A autora, em referência, complementa a sua observação:

“Nos casos de apuração de ato infracional, cabe à equipe técnica emitir parecer a respeito da medida sócio-educativa (v. art. 112) mais adequada para a recuperação do adolescente, levando em conta, além do ato praticado, as condições de personalidade e as circunstâncias familiares, sociais e culturais” (Ob. cit., p. 452).

 Diz Tânia da Silva Pereira, em O Melhor Interesse da Criança: um debate Interdisciplinar (Editora Renovar, p. 4/5):

“As Convenções contêm regras de procedimentos flexíveis e adaptáveis às mais diversas realidades, delineando políticas legislativas a serem adotadas pelos Estados-Partes. Estes têm a obrigação de, não só respeitar os direitos reconhecidos nas convenções, mas também garantir o livre e pleno exercício dos mesmos. Conseqüentemente, os Governos têm tanto deveres positivos como negativos”.

Por último acrescento a doutrina de Edson Passetti (Violentados, Crianças e Adolescentes e Justiça, 2ª Edição, Editora Imaginária, p. 110):

“Os técnicos das entidades assistenciais ou de órgãos do próprio governo municipal e estadual, da FEBEM e do Poder Judiciário, denominados no ECA por ‘equipe interprofissional’, possuem identidades de propósitos com as solicitações dos promotores e as decisões dos juízes, constituindo, assim, a tríade punitiva do ECA”.

Consagrando a literalidade do disposto no §4º, do artigo 186, do ECA, trago julgado do vanguardista egrégio Tribunal de Justiça do Rio Grande do Sul:

“LAUDO DA EQUIPE INTERPROFISSIONAL. AUSÊNCIA. ANULAÇÃO DO PROCESSO.
A ausência de relatório da equipe interprofissional, para a recomendação da medida sócio-educativa mais adequada para a recuperação dos adolescentes, leva a anulação do processo com a cassação da sentença, ainda mais considerando que o ato infracional praticado ocorreu em sede de Juizado Regional da Infância e da Juventude. Processo anulado. Sentença cassada. (SEGREDO DE JUSTIÇA) (Apelação Cível Nº 70010363455, Oitava Câmara Cível, Tribunal de Justiça do RS, Relator: Antônio Carlos Stangler Pereira, Julgado em 30/12/2004)”.

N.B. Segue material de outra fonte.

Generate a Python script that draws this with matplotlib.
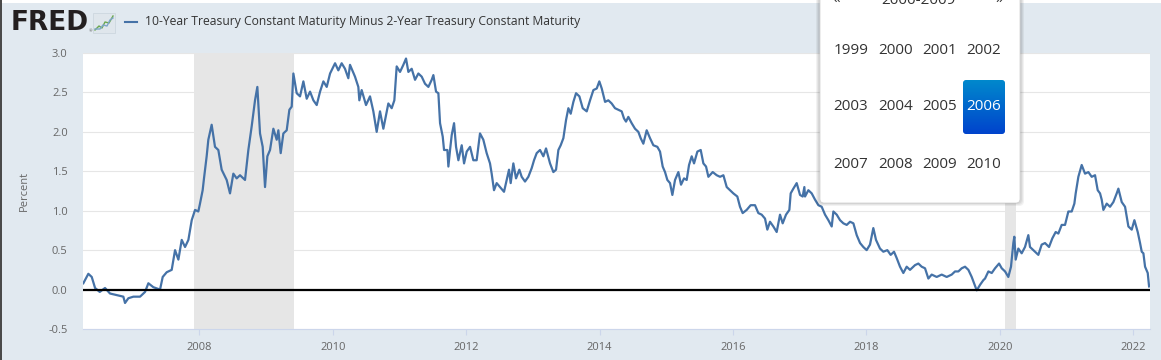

 A proteção integral à criança e ao adolescente exige respeito e atenção por parte do Poder Público. A este cabe cumprir bem e fielmente sua missão constitucional e legal de atendimento inicial dos adolescentes apreendidos para apuração de ato infracional. A confecção do relatório interprofissional desses menores talvez seja sua maior incumbência na fase judicial cognitiva. Tanto que a ausência deste estudo especializado fulminará sempre de nulidade a ação socioeducativa.